Kisah Cinta Ali dan Fatimah


Sungguh beruntung bila diantara kita ada yang bisa mengikuti jejak cinta dari seorang Ali bin Abi Thalib RA dan istrinya Fathimah Az-Zahra RA. Karena keduanya adalah sosok yang memiliki cinta sejati yang mumpuni. Saling mengisi dan percaya dalam mengarungi bahtera kehidupan. Saling menenguhkan keimanan masing-masing kepada Allah SWT. Dan untuk lebih jelasnya, mari kita ikuti kisah singkat tentang cinta sejati mereka:


Ada rahasia terdalam di hati ‘Ali yang tak dikisahkannya pada siapapun. Fathimah, karib kecilnya, puteri tersayang dari Sang Nabi yang adalah sepupunya itu, sungguh memesonanya. Kesantunannya, ibadahnya, kecekatan kerjanya, parasnya. Lihatlah gadis itu pada suatu hari ketika ayahnya pulang dengan luka memercik darah dan kepala yang dilumur isi perut unta. Ia bersihkan hati-hati, ia seka dengan penuh cinta. Ia bakar perca, ia tempelkan ke luka untuk menghentikan darah ayahnya. Semuanya dilakukan dengan mata gerimis dan hati menangis. Muhammad ibn ’Abdullah Sang Tepercaya tak layak diperlakukan demikian oleh kaumnya! Maka gadis cilik itu bangkit. Gagah ia berjalan menuju Ka’bah. Di sana, para pemuka Quraisy yang semula saling tertawa membanggakan tindakannya pada Sang Nabi tiba-tiba dicekam diam. Fathimah menghardik mereka dan seolah waktu berhenti, tak memberi mulut-mulut jalang itu kesempatan untuk menimpali.

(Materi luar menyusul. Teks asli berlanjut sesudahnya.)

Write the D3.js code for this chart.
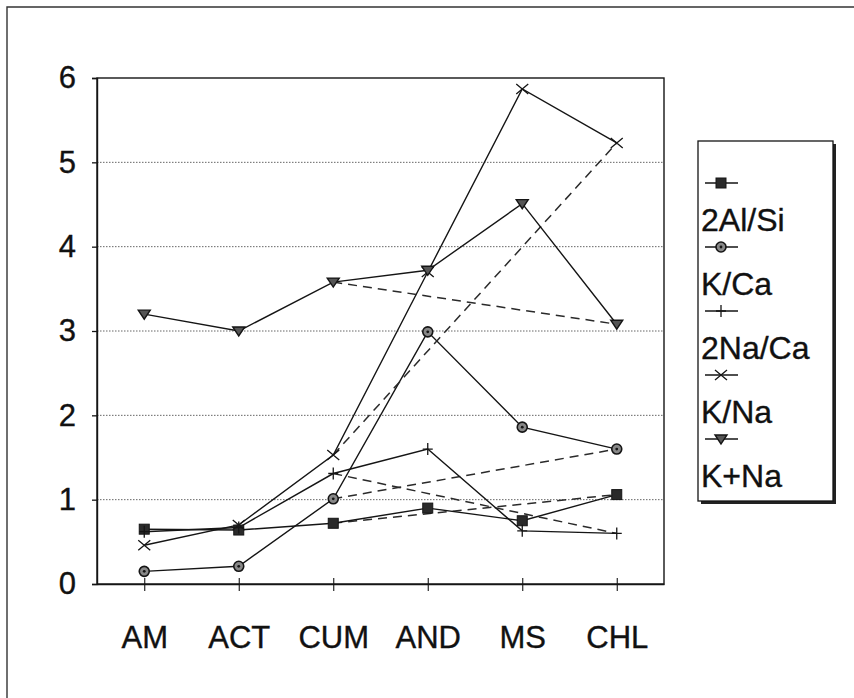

Ali tak tahu apakah rasa itu bisa disebut cinta. Tapi, ia memang tersentak ketika suatu hari mendengar kabar yang mengejutkan. Fathimah dilamar seorang lelaki yang paling akrab dan paling dekat kedudukannya dengan Sang Nabi. Lelaki yang membela Islam dengan harta dan jiwa sejak awal-awal risalah. Lelaki yang iman dan akhlaqnya tak diragukan; Abu Bakar Ash Shiddiq, Radhiyallaahu ’Anhu.

”Allah mengujiku rupanya”, begitu batin ’Ali. Ia merasa diuji karena merasa apalah ia dibanding Abu Bakar. Kedudukan di sisi Nabi? Abu Bakar lebih utama, mungkin justru karena ia bukan kerabat dekat Nabi seperti ’Ali, namun keimanan dan pembelaannya pada Allah dan Rasul-Nya tak tertandingi. Lihatlah bagaimana Abu Bakar menjadi kawan perjalanan Nabi dalam hijrah sementara ’Ali bertugas menggantikan beliau untuk menanti maut di ranjangnya.

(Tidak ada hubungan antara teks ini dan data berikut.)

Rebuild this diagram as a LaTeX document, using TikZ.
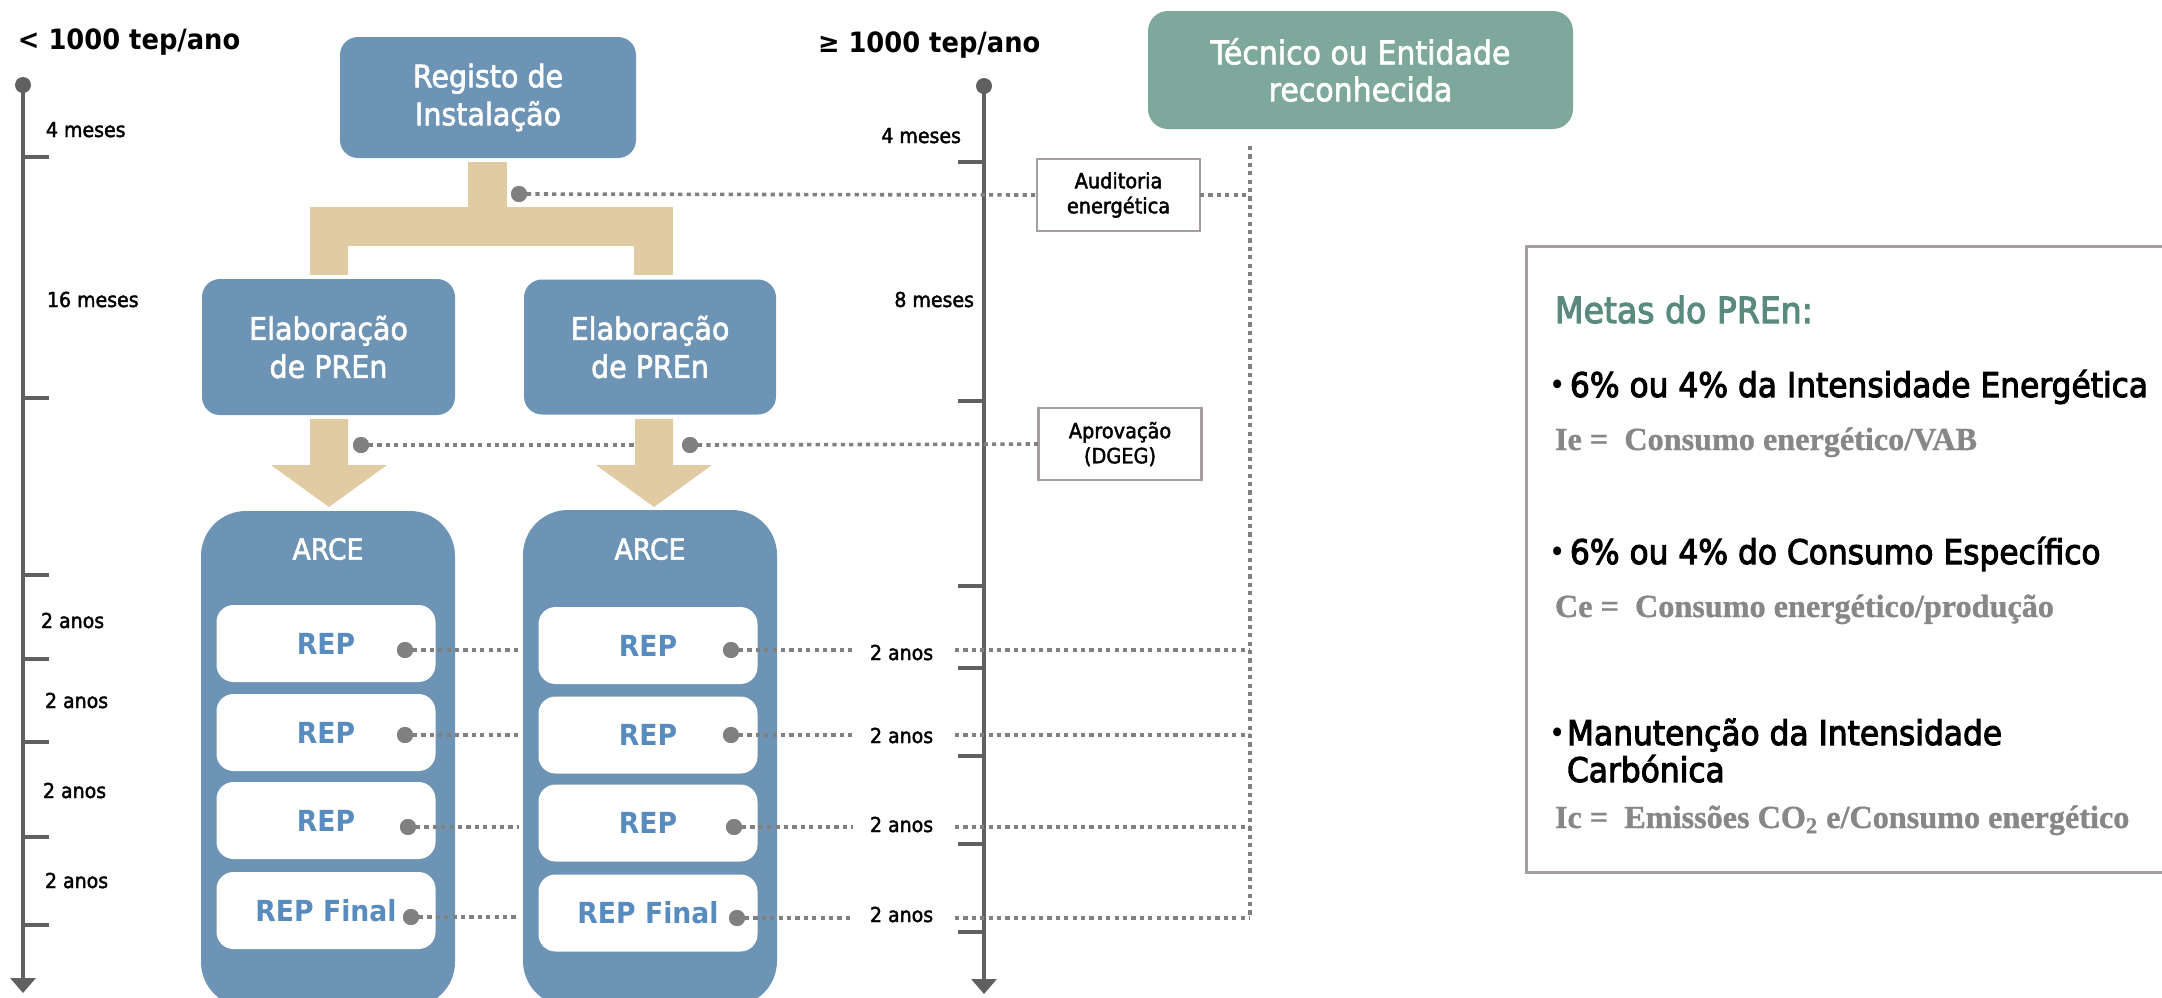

Lihatlah juga bagaimana Abu Bakar berda’wah. Lihatlah berapa banyak tokoh bangsawan dan saudagar Makkah yang masuk Islam karena sentuhan Abu Bakar; ’Utsman, ’Abdurrahman ibn ’Auf, Thalhah, Zubair, Sa’d ibn Abi Waqqash, Mush’ab. Ini yang tak mungkin dilakukan kanak-kanak kurang pergaulan seperti ’Ali.

Lihatlah berapa banyak budak Muslim yang dibebaskan dan para faqir yang dibela Abu Bakar; Bilal, Khabbab, keluarga Yassir, ’Abdullah ibn Mas’ud. Dan siapa budak yang dibebaskan ’Ali? Dari sisi finansial, Abu Bakar sang saudagar, insya Allah lebih bisa membahagiakan Fathimah.
Ali hanya pemuda miskin dari keluarga miskin. ”Inilah persaudaraan dan cinta”, gumam ’Ali. ”Aku mengutamakan Abu Bakar atas diriku, aku mengutamakan kebahagiaan Fathimah atas cintaku” Cinta tak pernah meminta untuk menanti. Ia mengambil kesempatan atau mempersilahkan. Ia adalah keberanian atau pengorbanan.

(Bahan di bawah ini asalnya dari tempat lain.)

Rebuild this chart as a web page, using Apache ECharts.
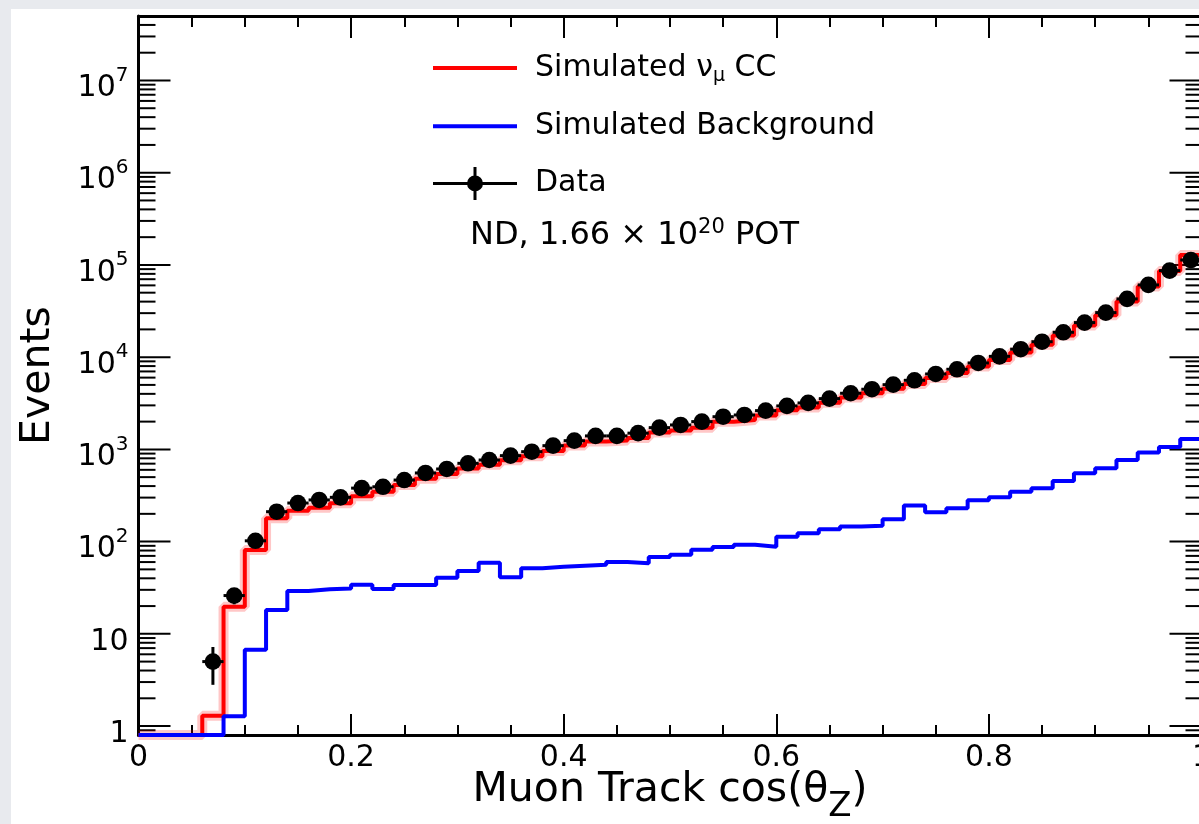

Beberapa waktu berlalu, ternyata Allah menumbuhkan kembali tunas harap di hatinya yang sempat layu. Lamaran Abu Bakar ditolak. Dan ’Ali terus menjaga semangatnya untuk mempersiapkan diri. Namun, ujian itu rupanya belum berakhir. Setelah Abu Bakar mundur, datanglah melamar Fathimah seorang laki-laki lain yang gagah dan perkasa, seorang lelaki yang sejak masuk Islamnya membuat kaum Muslimin berani tegak mengangkat muka, seorang laki-laki yang membuat syaithan berlari takut dan musuh- musuh Allah bertekuk lutut.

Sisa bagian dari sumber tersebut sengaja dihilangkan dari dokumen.